From the early years of 
the Cuban Revolution, she said, the issue of women’s rights and their role in society became a priority of the government led by Castro. So it was befitting to host the two events simultaneously.

“It is befitting to host this event alongside the celebration of Castro’s photo exhibition because the women of South Africa believe there are few countries outside our continent that have contributed more to the Struggle of African women for liberation from colonialism and apartheid than Cuba.

“He (Castro) understood that without their support and active contribution it was not possible to achieve military victory or carry out the radical social and political transformation of a liberated Cuba.”

She said South Africans had a lot to learn from Cuba’s pride and political resilience, which ensured that Cubans remained a proud and sovereign people, in spite of the negative effects of 55 years of a US embargo and the socio-
economic effects on the people of Cuba, particularly on women and children.

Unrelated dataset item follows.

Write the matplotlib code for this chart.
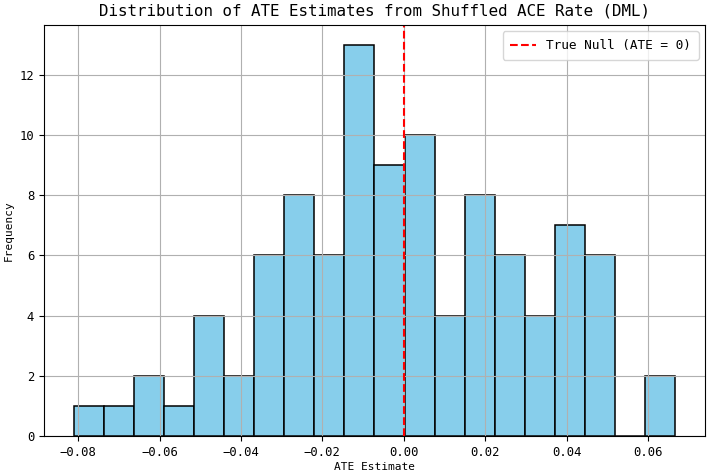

Against the odds, Cuba has outpaced many countries, including developed nations, in categories crucial to gender equality, ie the number and percentage of women in politics and in high-level ministerial positions.

South Africa and Cuba have translated their bond of historical friendship into
formal bilateral relations, with co-operation covering a wide spectrum of fields, notably health, labour, defence, social development, built environment, infrastructure, science and technology, safety, sustainable development, agriculture and sanitation.

Mfeketo said she would like to see women from the two countries engage at the highest level possible in the solidarity campaign to end the economic blockade by the US.

“In the same vein we would like to see increased participation of women in the efforts of the South African Chapter of the Friends of Cuba Society in mobilising support in solidarity campaigns for Cuba, especially its women in South Africa and elsewhere.”

Sharing Mfeketo’s sentiments was Cuba’s ambassador to South Africa, Carlos Fernandez de Cossio, who said from the earliest years of the Cuba revolution, the issue of women’s rights became a priority of the revolutionary government led by Castro.

“He understood that women were a revolution within a revolution.”

De Cossio further boasted that in Cuba 48 percent of the state workforce is run by women with salaries equal to men.

And 73 percent of prosecuting attorneys and 71 percent of judges are women. Sixty-six percent of professionals or technically qualified workers are women. Nine out of 15 provinces have women as head of provincial government authorities.

“Cuba has come a long way in liberating women and I hope our South African friends can follow in our footsteps.”